— What the task requires —
Take the material and output all of it exactly.

....

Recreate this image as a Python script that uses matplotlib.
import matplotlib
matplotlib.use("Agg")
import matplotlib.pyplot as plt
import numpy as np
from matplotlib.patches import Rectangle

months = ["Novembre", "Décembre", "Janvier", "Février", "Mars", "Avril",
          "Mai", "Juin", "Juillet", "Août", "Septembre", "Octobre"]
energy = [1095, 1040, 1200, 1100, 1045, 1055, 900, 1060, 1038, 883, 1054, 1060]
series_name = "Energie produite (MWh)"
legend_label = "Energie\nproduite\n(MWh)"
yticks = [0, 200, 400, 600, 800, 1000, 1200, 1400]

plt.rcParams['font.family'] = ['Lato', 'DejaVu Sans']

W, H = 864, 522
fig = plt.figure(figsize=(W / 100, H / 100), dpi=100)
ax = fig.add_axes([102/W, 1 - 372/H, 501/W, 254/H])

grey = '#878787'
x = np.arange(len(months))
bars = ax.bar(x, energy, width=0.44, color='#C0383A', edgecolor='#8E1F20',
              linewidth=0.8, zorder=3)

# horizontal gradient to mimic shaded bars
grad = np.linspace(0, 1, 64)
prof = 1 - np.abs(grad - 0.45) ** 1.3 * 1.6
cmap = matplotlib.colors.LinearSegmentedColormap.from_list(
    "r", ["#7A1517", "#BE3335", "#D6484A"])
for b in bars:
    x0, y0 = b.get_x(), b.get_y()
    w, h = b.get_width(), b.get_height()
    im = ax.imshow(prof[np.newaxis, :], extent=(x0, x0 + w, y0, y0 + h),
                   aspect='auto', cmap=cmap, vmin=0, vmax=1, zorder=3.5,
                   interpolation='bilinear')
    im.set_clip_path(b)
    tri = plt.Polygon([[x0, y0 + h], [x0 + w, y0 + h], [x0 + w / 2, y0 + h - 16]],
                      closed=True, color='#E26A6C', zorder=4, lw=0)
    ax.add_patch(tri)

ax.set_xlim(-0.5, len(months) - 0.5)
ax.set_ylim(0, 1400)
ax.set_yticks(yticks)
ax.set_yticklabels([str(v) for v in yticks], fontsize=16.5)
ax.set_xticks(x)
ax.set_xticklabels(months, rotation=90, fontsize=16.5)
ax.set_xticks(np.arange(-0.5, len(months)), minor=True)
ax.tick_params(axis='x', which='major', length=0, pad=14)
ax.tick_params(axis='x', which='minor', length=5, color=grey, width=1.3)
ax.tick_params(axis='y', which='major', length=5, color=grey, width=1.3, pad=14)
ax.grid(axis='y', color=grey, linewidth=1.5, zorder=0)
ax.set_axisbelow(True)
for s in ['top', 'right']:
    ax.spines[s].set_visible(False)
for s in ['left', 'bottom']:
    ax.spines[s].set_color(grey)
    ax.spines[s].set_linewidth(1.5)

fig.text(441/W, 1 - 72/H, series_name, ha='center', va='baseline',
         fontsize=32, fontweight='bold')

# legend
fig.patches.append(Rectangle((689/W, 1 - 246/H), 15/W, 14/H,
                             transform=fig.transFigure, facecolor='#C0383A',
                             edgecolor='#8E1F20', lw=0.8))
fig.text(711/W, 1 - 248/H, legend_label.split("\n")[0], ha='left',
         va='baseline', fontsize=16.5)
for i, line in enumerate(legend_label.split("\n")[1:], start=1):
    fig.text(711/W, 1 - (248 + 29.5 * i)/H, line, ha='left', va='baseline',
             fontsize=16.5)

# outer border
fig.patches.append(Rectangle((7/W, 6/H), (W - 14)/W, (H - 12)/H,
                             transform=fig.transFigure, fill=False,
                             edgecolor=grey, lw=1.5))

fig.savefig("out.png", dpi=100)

....

— Final result —
Recreate this image as a Python script that uses matplotlib.
import matplotlib
matplotlib.use("Agg")
import matplotlib.pyplot as plt
import numpy as np
from matplotlib.patches import Rectangle

months = ["Novembre", "Décembre", "Janvier", "Février", "Mars", "Avril",
          "Mai", "Juin", "Juillet", "Août", "Septembre", "Octobre"]
energy = [1095, 1040, 1200, 1100, 1045, 1055, 900, 1060, 1038, 883, 1054, 1060]
series_name = "Energie produite (MWh)"
legend_label = "Energie\nproduite\n(MWh)"
yticks = [0, 200, 400, 600, 800, 1000, 1200, 1400]

plt.rcParams['font.family'] = ['Lato', 'DejaVu Sans']

W, H = 864, 522
fig = plt.figure(figsize=(W / 100, H / 100), dpi=100)
ax = fig.add_axes([102/W, 1 - 372/H, 501/W, 254/H])

grey = '#878787'
x = np.arange(len(months))
bars = ax.bar(x, energy, width=0.44, color='#C0383A', edgecolor='#8E1F20',
              linewidth=0.8, zorder=3)

# horizontal gradient to mimic shaded bars
grad = np.linspace(0, 1, 64)
prof = 1 - np.abs(grad - 0.45) ** 1.3 * 1.6
cmap = matplotlib.colors.LinearSegmentedColormap.from_list(
    "r", ["#7A1517", "#BE3335", "#D6484A"])
for b in bars:
    x0, y0 = b.get_x(), b.get_y()
    w, h = b.get_width(), b.get_height()
    im = ax.imshow(prof[np.newaxis, :], extent=(x0, x0 + w, y0, y0 + h),
                   aspect='auto', cmap=cmap, vmin=0, vmax=1, zorder=3.5,
                   interpolation='bilinear')
    im.set_clip_path(b)
    tri = plt.Polygon([[x0, y0 + h], [x0 + w, y0 + h], [x0 + w / 2, y0 + h - 16]],
                      closed=True, color='#E26A6C', zorder=4, lw=0)
    ax.add_patch(tri)

ax.set_xlim(-0.5, len(months) - 0.5)
ax.set_ylim(0, 1400)
ax.set_yticks(yticks)
ax.set_yticklabels([str(v) for v in yticks], fontsize=16.5)
ax.set_xticks(x)
ax.set_xticklabels(months, rotation=90, fontsize=16.5)
ax.set_xticks(np.arange(-0.5, len(months)), minor=True)
ax.tick_params(axis='x', which='major', length=0, pad=14)
ax.tick_params(axis='x', which='minor', length=5, color=grey, width=1.3)
ax.tick_params(axis='y', which='major', length=5, color=grey, width=1.3, pad=14)
ax.grid(axis='y', color=grey, linewidth=1.5, zorder=0)
ax.set_axisbelow(True)
for s in ['top', 'right']:
    ax.spines[s].set_visible(False)
for s in ['left', 'bottom']:
    ax.spines[s].set_color(grey)
    ax.spines[s].set_linewidth(1.5)

fig.text(441/W, 1 - 72/H, series_name, ha='center', va='baseline',
         fontsize=32, fontweight='bold')

# legend
fig.patches.append(Rectangle((689/W, 1 - 246/H), 15/W, 14/H,
                             transform=fig.transFigure, facecolor='#C0383A',
                             edgecolor='#8E1F20', lw=0.8))
fig.text(711/W, 1 - 248/H, legend_label.split("\n")[0], ha='left',
         va='baseline', fontsize=16.5)
for i, line in enumerate(legend_label.split("\n")[1:], start=1):
    fig.text(711/W, 1 - (248 + 29.5 * i)/H, line, ha='left', va='baseline',
             fontsize=16.5)

# outer border
fig.patches.append(Rectangle((7/W, 6/H), (W - 14)/W, (H - 12)/H,
                             transform=fig.transFigure, fill=False,
                             edgecolor=grey, lw=1.5))

fig.savefig("out.png", dpi=100)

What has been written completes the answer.